At the North, thanks to a free press and periodicals, to a dozen reform agitations, and to the intellectual stir generally accompanying industries and commerce, we have been developing an immense intellectual activity, a portion of which has found expression in fiction, in poetry, in essays, that are instinct with American life and aspiration; so that now for over thirty years, in the field of literature, we have had a vigorous offset to the English intellectual domination of which I spoke. How far this has in the past molded American thought and sentiment, in what degree it should be held responsible for the infidelity in regard to our "American experiment," I will not undertake to say. The South furnishes a very interesting illustration in this connection. When the civil war broke down the barriers of intellectual non-intercourse behind which the South had ensconced itself, it was found to be in a colonial condition. Its libraries were English libraries, mostly composed of old English literature. Its literary growth stopped with the reign of George III. Its latest news was the Spectator and the Tatler. The social order it covered was that of monarchical England, undisturbed by the fiery philippics of Byron or Shelley or the radicalism of a manufacturing age. Its chivalry was an imitation of the antiquated age of lords and ladies, and tournaments, and buckram courtesies, when men were as touchy to fight, at the lift of an eyelid or the drop of the glove, as Brian de Bois-Guilbert, and as ready for a drinking-bout as Christopher North. The intellectual stir of the North, with its disorganizing radicalism, was rigorously excluded, and with it all the new life pouring out of its presses. The South was tied to a republic, but it was not republican, either in its politics or its social order. It was, in its mental constitution, in its prejudices, in its tastes, exactly what you would expect a people to be, excluded from the circulation of free ideas by its system of slavery, and fed on the English literature of a century ago. I dare say that a majority of its reading public, at any time, would have preferred a monarchical system and a hierarchy of rank.

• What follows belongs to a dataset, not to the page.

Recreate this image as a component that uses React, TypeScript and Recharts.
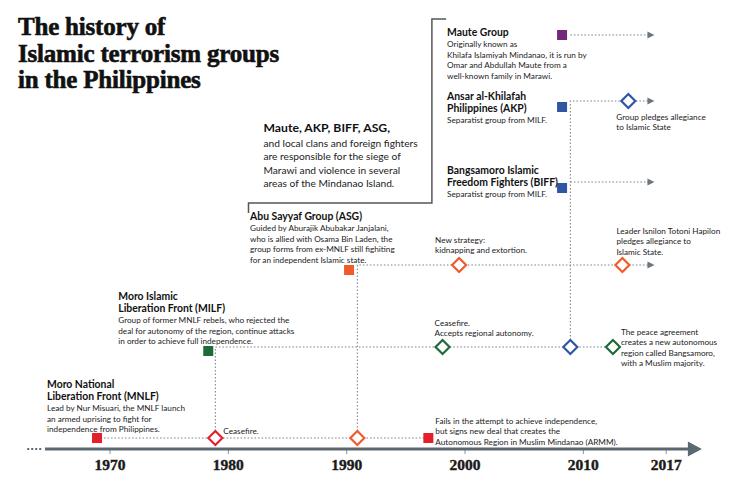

To return to England. I have said that English domination usually carries the best elements of civilization. Yet it must be owned that England has pursued her magnificent career in a policy often insolent and brutal, and generally selfish. Scarcely any considerations have stood in the way of her trade and profit. I will not dwell upon her opium culture in India, which is a proximate cause of famine in district after district, nor upon her forcing the drug upon China—a policy disgraceful to a Christian queen and people. We have only just got rid of slavery, sustained so long by Biblical and official sanction, and may not yet set up as critics. But I will refer to a case with which all are familiar—England's treatment of her American colonies. In 1760 and onward, when Franklin, the agent of the colonies of Pennsylvania and Massachusetts, was cooling his heels in lords' waiting-rooms in London, America was treated exactly as Ireland was—that is, discriminated against in every way; not allowed to manufacture; not permitted to trade with other nations, except under the most vexatious restrictions; and the effort was continued to make her a mere agricultural producer and a dependent. All that England cared for us was that we should be a market for her manufactures. This same selfishness has been the keynote of her policy down to the present day, except as the force of circumstances has modified it. Steadily pursued, it has contributed largely to make England the monetary and industrial master of the world.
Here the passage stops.